I’m sure that sounds far better than a barely present partner who hardly listens to you when they do. Phubbing — unintentionally snubbing someone in favour of your phone — is, after all, a very real phenomenon.
I can see it, but I’m not keen on it. Not because I’m judging those who use AI companions — like I say, it’s not hard to see why it happens. But I’m quite a big fan of human relationships. Yes, they are flawed and messy, but they are, y’know, human.
The mess comes part and parcel with that.
You could argue what’s the harm in AI companions if people are less lonely?
But evidence says that AI does not alleviate loneliness.
When MIT analysed millions of ChatGPT messages, it found that the higher the use, the lonelier those users were. They also found that, because AI companions fulfil our every need without preferences of their own, they are training humans to have unrealistic expectations of real relationships.
The ramifications are huge — far too big to unpack in this essay — but in essence, we’re talking about humans being less able to do what’s kept us alive for the last 300,000 years. Effectively communicating and co-existing with other humans.
Here’s something else. A study of 1,100 AI companion users found that “heavy emotional self-disclosure to AI was consistently associated with lower wellbeing.”
So we are in a spiral. We are lonely, thus we turn to AI for companionship, which in turn worsens the loneliness.
It’s hard to know where to go from here, but I can bet my bottom dollar you won’t find the answer in a chatbot. You might, however, find it in another human.
Author and organisational psychologist at Wharton, Adam Grant, has some pertinent advice:
As human beings, one of our fundamental motives is to matter.
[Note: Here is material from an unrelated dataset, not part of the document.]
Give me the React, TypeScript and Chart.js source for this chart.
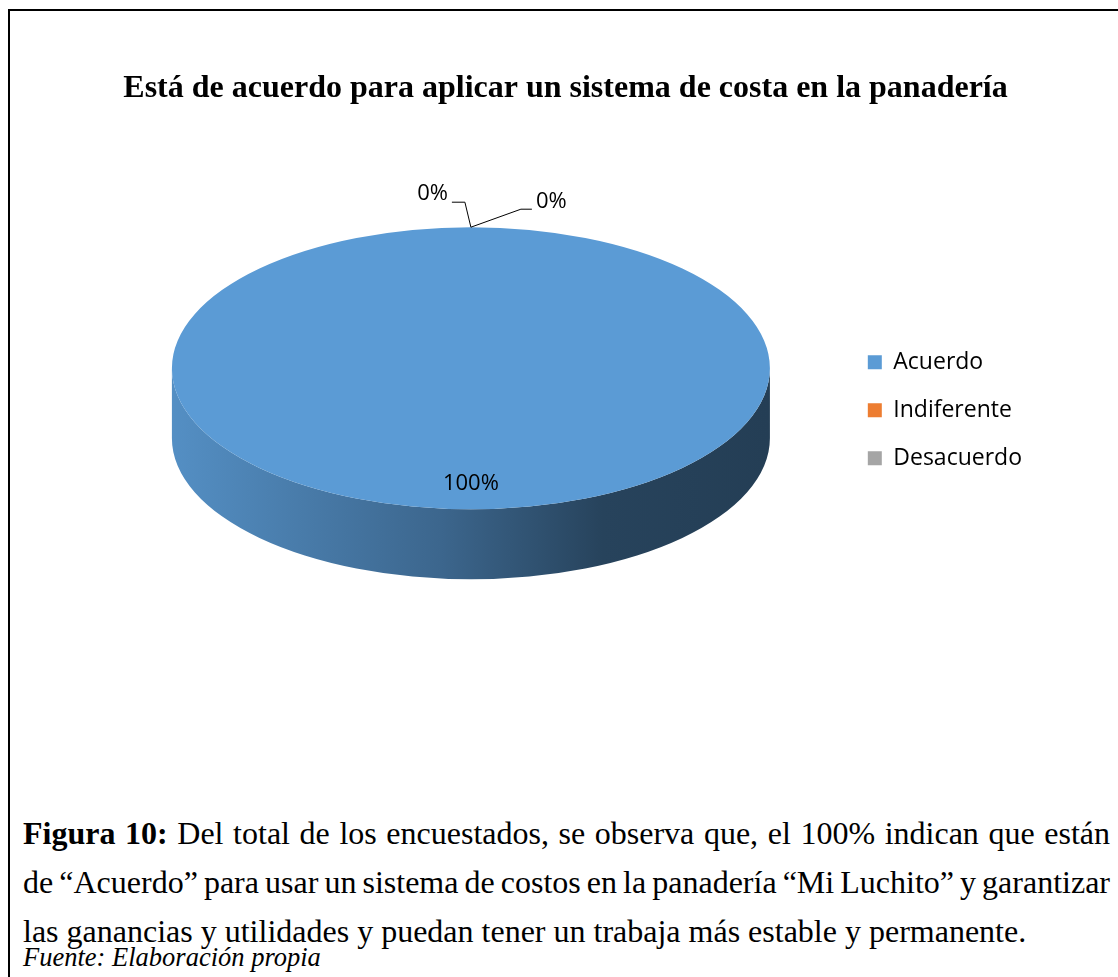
import React, { useEffect, useLayoutEffect, useRef } from 'react';
import { Chart, registerables } from 'chart.js';

Chart.register(...registerables);

const chartTitle = 'Está de acuerdo para aplicar un sistema de costa en la panadería';
const categories = ['Acuerdo', 'Indiferente', 'Desacuerdo'];
const values = [100, 0, 0];
const colors = ['#5b9bd5', '#ed7d31', '#a5a5a5'];

const TILT = 0.4716;
const DEPTH = 70;

function pct(v: number, total: number) {
  return Math.round((v / total) * 100) + '%';
}

function shade(hex: string, f: number) {
  const n = parseInt(hex.slice(1), 16);
  const r = Math.round(((n >> 16) & 255) * f);
  const g = Math.round(((n >> 8) & 255) * f);
  const b = Math.round((n & 255) * f);
  return `rgb(${r},${g},${b})`;
}

const pie3d = {
  id: 'pie3d',
  beforeDatasetsDraw(chart: any) {
    const meta = chart.getDatasetMeta(0);
    const ctx = chart.ctx as CanvasRenderingContext2D;
    const { x, y, outerRadius: r } = meta.data[0].getProps(['x', 'y', 'outerRadius'], true);
    const topY = y - DEPTH / 2;
    meta.data.forEach((arc: any, i: number) => {
      const p = arc.getProps(['startAngle', 'endAngle'], true);
      const a = Math.max(p.startAngle, 0);
      const b = Math.min(p.endAngle, Math.PI);
      if (b <= a) return;
      const base = colors[i];
      const g = ctx.createLinearGradient(x - r, 0, x + r, 0);
      g.addColorStop(0, shade(base, 0.92));
      g.addColorStop(0.45, shade(base, 0.66));
      g.addColorStop(0.72, shade(base, 0.43));
      g.addColorStop(1, shade(base, 0.4));
      ctx.save();
      ctx.beginPath();
      ctx.ellipse(x, topY, r, r * TILT, 0, a, b, false);
      ctx.ellipse(x, topY + DEPTH, r, r * TILT, 0, b, a, true);
      ctx.closePath();
      ctx.fillStyle = g;
      ctx.fill();
      ctx.restore();
    });
    ctx.save();
    ctx.translate(x, topY);
    ctx.scale(1, TILT);
    ctx.translate(-x, -y);
  },
  afterDatasetsDraw(chart: any) {
    const ctx = chart.ctx as CanvasRenderingContext2D;
    ctx.restore();
    const meta = chart.getDatasetMeta(0);
    const { x, y, outerRadius: r } = meta.data[0].getProps(['x', 'y', 'outerRadius'], true);
    const topY = y - DEPTH / 2;
    const total = values.reduce((s, v) => s + v, 0);
    ctx.save();
    ctx.font = '22px "Open Sans"';
    ctx.fillStyle = '#000';
    ctx.strokeStyle = '#000';
    ctx.lineWidth = 1;
    ctx.textBaseline = 'middle';
    let zeroCount = 0;
    meta.data.forEach((arc: any, i: number) => {
      const p = arc.getProps(['startAngle', 'endAngle'], true);
      const mid = (p.startAngle + p.endAngle) / 2;
      const text = pct(values[i], total);
      if (values[i] > 0) {
        const f = 0.82;
        ctx.textAlign = 'center';
        ctx.fillText(text, x + Math.cos(mid) * r * f, topY + Math.sin(mid) * r * f * TILT);
      } else {
        const ax = x + Math.cos(mid) * r;
        const ay = topY + Math.sin(mid) * r * TILT;
        const left = zeroCount % 2 === 0;
        zeroCount++;
        ctx.beginPath();
        ctx.moveTo(ax, ay);
        if (left) {
          ctx.lineTo(ax - 6, ay - 25);
          ctx.lineTo(ax - 19, ay - 25);
          ctx.stroke();
          ctx.textAlign = 'right';
          ctx.fillText(text, ax - 23, ay - 33);
        } else {
          ctx.lineTo(ax + 50, ay - 18);
          ctx.lineTo(ax + 61, ay - 18);
          ctx.stroke();
          ctx.textAlign = 'left';
          ctx.fillText(text, ax + 65, ay - 25);
        }
      }
    });
    ctx.restore();
  },
};

function PieChart() {
  const ref = useRef<HTMLCanvasElement>(null);
  useEffect(() => {
    if (!ref.current) return;
    const chart = new Chart(ref.current, {
      type: 'pie',
      data: {
        labels: categories,
        datasets: [
          {
            data: values,
            backgroundColor: colors,
            borderWidth: 0,
            clip: false as any,
          },
        ],
      },
      options: {
        responsive: false,
        animation: false,
        devicePixelRatio: 1,
        radius: 299,
        layout: { padding: { left: 89, right: 86, top: 0, bottom: 44 } },
        plugins: {
          title: {
            display: true,
            text: chartTitle,
            color: '#000',
            font: { family: '"Liberation Serif", "Times New Roman", serif', size: 32, weight: 'bold' },
            padding: { top: 59, bottom: 28 },
          },
          legend: {
            position: 'right',
            fullSize: false,
            title: { display: true, text: ' ', font: { size: 10 }, padding: 1 },
            labels: {
              boxWidth: 14,
              boxHeight: 14,
              padding: 25,
              color: '#000',
              font: { family: '"Open Sans"', size: 23 },
            },
          },
          tooltip: { enabled: false },
        },
      } as any,
      plugins: [pie3d],
    });
    return () => chart.destroy();
  }, []);
  return (
    <canvas
      ref={ref}
      width={1108}
      height={703}
      style={{ position: 'absolute', left: 10, top: 11, width: 1108, height: 703 }}
    />
  );
}

const TEXT_LEFT = 23;
const TEXT_WIDTH = 1087;

function CaptionLine({ top, justify, children }: { top: number; justify: boolean; children: React.ReactNode }) {
  const ref = useRef<HTMLSpanElement>(null);
  useLayoutEffect(() => {
    const el = ref.current;
    if (!el || !justify) return;
    el.style.wordSpacing = '0px';
    const w = el.getBoundingClientRect().width;
    const n = ((el.textContent || '').match(/ /g) || []).length;
    if (n > 0) el.style.wordSpacing = (TEXT_WIDTH - w) / n + 'px';
  }, [justify]);
  return (
    <div
      style={{
        position: 'absolute',
        left: TEXT_LEFT,
        top,
        lineHeight: '49px',
        fontFamily: '"Liberation Serif", "Times New Roman", serif',
        fontSize: 32,
        color: '#000',
        whiteSpace: 'nowrap',
      }}
    >
      <span ref={ref} style={{ whiteSpace: 'nowrap' }}>
        {children}
      </span>
    </div>
  );
}

export default function App() {
  return (
    <div
      style={{
        position: 'fixed',
        left: 0,
        top: 0,
        width: 1118,
        height: 977,
        overflow: 'hidden',
        background: '#fff',
      }}
    >
      <div
        style={{
          position: 'absolute',
          left: 8,
          top: 9,
          width: 1300,
          height: 1200,
          border: '2px solid #000',
          boxSizing: 'border-box',
        }}
      />
      <PieChart />
      <CaptionLine top={809} justify={true}>
        <b>Figura 10:</b> Del total de los encuestados, se observa que, el 100% indican que están
      </CaptionLine>
      <CaptionLine top={858} justify={true}>
        de “Acuerdo” para usar un sistema de costos en la panadería “Mi Luchito” y garantizar
      </CaptionLine>
      <CaptionLine top={907} justify={false}>
        las ganancias y utilidades y puedan tener un trabaja más estable y permanente.
      </CaptionLine>
      <div
        style={{
          position: 'absolute',
          left: TEXT_LEFT,
          top: 942,
          lineHeight: '30px',
          fontFamily: '"Liberation Serif", "Times New Roman", serif',
          fontSize: 26.5,
          fontStyle: 'italic',
          color: '#000',
          whiteSpace: 'nowrap',
        }}
      >
        Fuente: Elaboración propia
      </div>
    </div>
  );
}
Mattering is not just about feeling valued by others — it’s also about feeling that we add value to others. We need to know that our actions make a difference.
[…]
In healthy relationships, we give as much as we receive. In AI exchanges, we can receive endless streams of information and affirmation, but we have nothing to give back. No matter how good large language models become at simulating care, they’ll never substitute for real relationships, because they have no needs to care for.
AI can never effectively simulate what it means to be human because it can’t reciprocate. It essentially goes against what humans are evolutionarily designed for — reciprocal relationships with real-life flesh-and-blood humans.
Banishing loneliness can only happen through cultivating human relationships — no easy feat when simply existing is a tough gig right now. It’s so much easier to turn to our phones and fire up an AI companion app.
That may be. But the best parts of life — the ones that put gas in the tank, and make you feel something good and whole— are rarely the easiest to execute.
It’s not hard to see how using AI for companionship has become so popular. Our villages were burned down long ago in favour of individualism and consumerism, and AI companionship taps into both of those.
Our need for connection, however, is just as strong as it’s ever been. We needed it in 2021, one year BC (Before ChatGPT), just as much as we need it now.
We are not going to find true connection in AI companionship bots, however comfortable and easy they may feel. To throw our hands up and declare that this is how it is now — or — it’s better lonely people have something to talk to, is only addressing the symptom, not the problem.
We may be an increasingly isolated society that lives more online than off, but we are still a human society that craves real interactions.
Finding them may be difficult, but I’m determined to do the work in that respect. Yes, humans can be the most frustrating beings to interact with, but I’d far prefer to take messy human relationships over perfect AI ones.
Not because I am anti-AI, but because I am pro-human.
I want to keep that humanity alive for as long as I can.